## DIRECTIVE
Write out every entry precisely as given, leaving the pictures out.

● ● ● ● ●

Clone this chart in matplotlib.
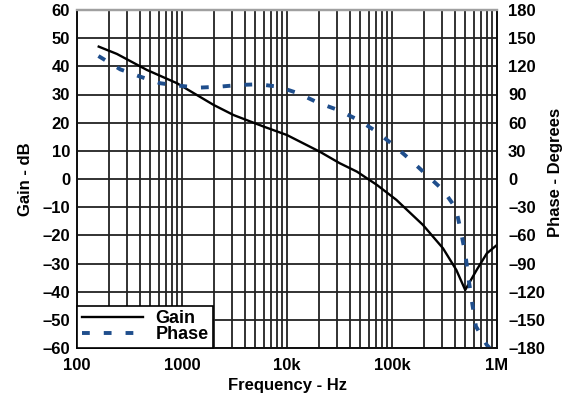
import numpy as np
import matplotlib.pyplot as plt
from matplotlib.ticker import FixedLocator, LogLocator, NullFormatter

# Gain curve (Hz, dB)
gain_freq = [161, 240, 464, 896, 2000, 3100, 6000, 10000, 20500, 31800, 46400,
             71800, 110000, 197000, 306000, 410000, 498000, 640000, 800000, 1000000]
gain_db = [47.0, 44.4, 38.7, 34.0, 26.3, 22.7, 18.6, 15.6, 9.7, 5.6, 2.6,
           -2.1, -7.4, -16.3, -24.6, -32.3, -39.4, -32.3, -26.4, -23.4]

# Phase curve (Hz, degrees)
phase_freq = [160, 258, 400, 620, 930, 1440, 2240, 3480, 5380, 8300, 12800, 19700,
              30600, 47700, 70000, 103000, 150000, 214000, 306000, 406000, 450000,
              498000, 540000, 580000, 630000, 800000, 850000]
phase_deg = [131, 116.8, 109, 102, 99.4, 97.3, 98.3, 100.1, 100.9, 98.3, 91.3, 81.3,
             73.5, 62.9, 51.1, 36.2, 20.3, 4.3, -11.7, -31.2, -54.3,
             -79, -109, -132, -157, -176.8, -180]

gain_ticks = list(range(-60, 61, 10))
phase_ticks = list(range(-180, 181, 30))
freq_ticks = [100, 1000, 10000, 100000, 1000000]
freq_labels = ["100", "1000", "10k", "100k", "1M"]

plt.rcParams['font.family'] = ['Liberation Sans', 'DejaVu Sans']
plt.rcParams['font.weight'] = 'bold'

fig = plt.figure(figsize=(5.68, 4.0), dpi=100)
ax = fig.add_axes([77 / 568, 52 / 400, 420 / 568, 338 / 400])
ax2 = ax.twinx()

grid_color = '#222222'
ax.set_xscale('log')
ax.set_xlim(100, 1e6)
ax.set_ylim(-60, 60)
ax2.set_ylim(-180, 180)

ax.xaxis.set_major_locator(FixedLocator(freq_ticks))
ax.xaxis.set_minor_locator(LogLocator(base=10, subs=np.arange(2, 10)))
ax.xaxis.set_minor_formatter(NullFormatter())
ax.set_xticklabels(freq_labels)
ax.set_yticks(gain_ticks)
ax.set_yticklabels([str(t).replace('-', '\u2013') for t in gain_ticks])
ax2.set_yticks(phase_ticks)
ax2.set_yticklabels([str(t).replace('-', '\u2013') for t in phase_ticks])

ax.grid(True, which='both', axis='x', color=grid_color, linewidth=1.3)
ax.grid(True, which='major', axis='y', color=grid_color, linewidth=1.3)

ax.tick_params(axis='y', which='both', length=0, labelsize=12, pad=5)
ax.tick_params(axis='x', which='both', length=0, labelsize=12, pad=7)
ax2.tick_params(which='both', length=0, labelsize=12, pad=8)

for a in (ax, ax2):
    for side in ('left', 'right', 'bottom'):
        a.spines[side].set_color('#111111')
        a.spines[side].set_linewidth(1.3)
    a.spines['top'].set_color('#a0a0a0')
    a.spines['top'].set_linewidth(1.6)

gain_line, = ax.plot(gain_freq, gain_db, color='black', linewidth=1.7, label='Gain')
phase_line, = ax2.plot(phase_freq, phase_deg, color='#1f4e8c', linewidth=2.8,
                       dashes=(2, 3.6), label='Phase')

ax.set_xlabel('Frequency - Hz', fontsize=12, fontweight='bold')
ax.set_ylabel('Gain - dB', fontsize=12, fontweight='bold')
ax2.set_ylabel('Phase - Degrees', fontsize=12, fontweight='bold')
ax.xaxis.set_label_coords(0.5, -30 / 338)
ax.yaxis.set_label_coords(-44 / 420, 0.5)
ax2.yaxis.set_label_coords(471 / 420, 0.52)

leg = ax2.legend(handles=[gain_line, phase_line], loc='lower left',
                 fontsize=13, frameon=True, fancybox=False, framealpha=1,
                 edgecolor='black', borderaxespad=0.0, handlelength=3.4,
                 labelspacing=-0.05, borderpad=0.25, handletextpad=0.7)
leg.get_frame().set_linewidth(1.2)
for t in leg.get_texts():
    t.set_fontweight('bold')

fig.savefig('out.png', dpi=100)
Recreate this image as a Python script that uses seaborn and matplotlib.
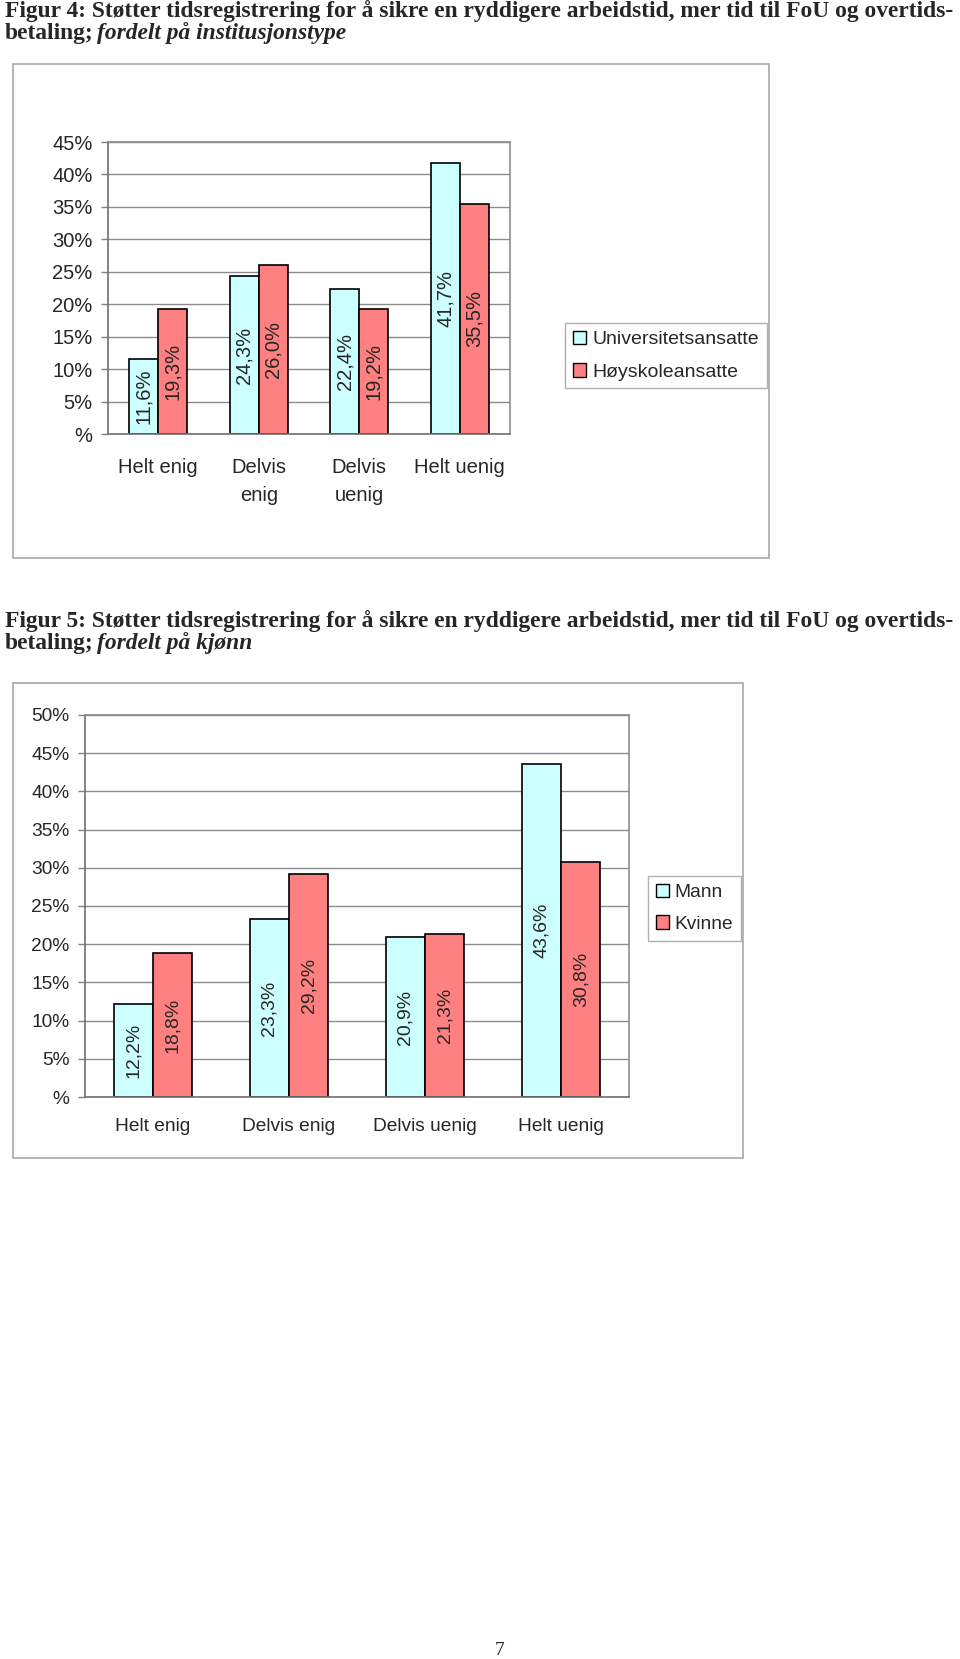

● ● ● ● ●

## THE COMPLETED TASK
Clone this chart in matplotlib.
import numpy as np
import matplotlib.pyplot as plt
from matplotlib.ticker import FixedLocator, LogLocator, NullFormatter

# Gain curve (Hz, dB)
gain_freq = [161, 240, 464, 896, 2000, 3100, 6000, 10000, 20500, 31800, 46400,
             71800, 110000, 197000, 306000, 410000, 498000, 640000, 800000, 1000000]
gain_db = [47.0, 44.4, 38.7, 34.0, 26.3, 22.7, 18.6, 15.6, 9.7, 5.6, 2.6,
           -2.1, -7.4, -16.3, -24.6, -32.3, -39.4, -32.3, -26.4, -23.4]

# Phase curve (Hz, degrees)
phase_freq = [160, 258, 400, 620, 930, 1440, 2240, 3480, 5380, 8300, 12800, 19700,
              30600, 47700, 70000, 103000, 150000, 214000, 306000, 406000, 450000,
              498000, 540000, 580000, 630000, 800000, 850000]
phase_deg = [131, 116.8, 109, 102, 99.4, 97.3, 98.3, 100.1, 100.9, 98.3, 91.3, 81.3,
             73.5, 62.9, 51.1, 36.2, 20.3, 4.3, -11.7, -31.2, -54.3,
             -79, -109, -132, -157, -176.8, -180]

gain_ticks = list(range(-60, 61, 10))
phase_ticks = list(range(-180, 181, 30))
freq_ticks = [100, 1000, 10000, 100000, 1000000]
freq_labels = ["100", "1000", "10k", "100k", "1M"]

plt.rcParams['font.family'] = ['Liberation Sans', 'DejaVu Sans']
plt.rcParams['font.weight'] = 'bold'

fig = plt.figure(figsize=(5.68, 4.0), dpi=100)
ax = fig.add_axes([77 / 568, 52 / 400, 420 / 568, 338 / 400])
ax2 = ax.twinx()

grid_color = '#222222'
ax.set_xscale('log')
ax.set_xlim(100, 1e6)
ax.set_ylim(-60, 60)
ax2.set_ylim(-180, 180)

ax.xaxis.set_major_locator(FixedLocator(freq_ticks))
ax.xaxis.set_minor_locator(LogLocator(base=10, subs=np.arange(2, 10)))
ax.xaxis.set_minor_formatter(NullFormatter())
ax.set_xticklabels(freq_labels)
ax.set_yticks(gain_ticks)
ax.set_yticklabels([str(t).replace('-', '\u2013') for t in gain_ticks])
ax2.set_yticks(phase_ticks)
ax2.set_yticklabels([str(t).replace('-', '\u2013') for t in phase_ticks])

ax.grid(True, which='both', axis='x', color=grid_color, linewidth=1.3)
ax.grid(True, which='major', axis='y', color=grid_color, linewidth=1.3)

ax.tick_params(axis='y', which='both', length=0, labelsize=12, pad=5)
ax.tick_params(axis='x', which='both', length=0, labelsize=12, pad=7)
ax2.tick_params(which='both', length=0, labelsize=12, pad=8)

for a in (ax, ax2):
    for side in ('left', 'right', 'bottom'):
        a.spines[side].set_color('#111111')
        a.spines[side].set_linewidth(1.3)
    a.spines['top'].set_color('#a0a0a0')
    a.spines['top'].set_linewidth(1.6)

gain_line, = ax.plot(gain_freq, gain_db, color='black', linewidth=1.7, label='Gain')
phase_line, = ax2.plot(phase_freq, phase_deg, color='#1f4e8c', linewidth=2.8,
                       dashes=(2, 3.6), label='Phase')

ax.set_xlabel('Frequency - Hz', fontsize=12, fontweight='bold')
ax.set_ylabel('Gain - dB', fontsize=12, fontweight='bold')
ax2.set_ylabel('Phase - Degrees', fontsize=12, fontweight='bold')
ax.xaxis.set_label_coords(0.5, -30 / 338)
ax.yaxis.set_label_coords(-44 / 420, 0.5)
ax2.yaxis.set_label_coords(471 / 420, 0.52)

leg = ax2.legend(handles=[gain_line, phase_line], loc='lower left',
                 fontsize=13, frameon=True, fancybox=False, framealpha=1,
                 edgecolor='black', borderaxespad=0.0, handlelength=3.4,
                 labelspacing=-0.05, borderpad=0.25, handletextpad=0.7)
leg.get_frame().set_linewidth(1.2)
for t in leg.get_texts():
    t.set_fontweight('bold')

fig.savefig('out.png', dpi=100)
Recreate this image as a Python script that uses seaborn and matplotlib.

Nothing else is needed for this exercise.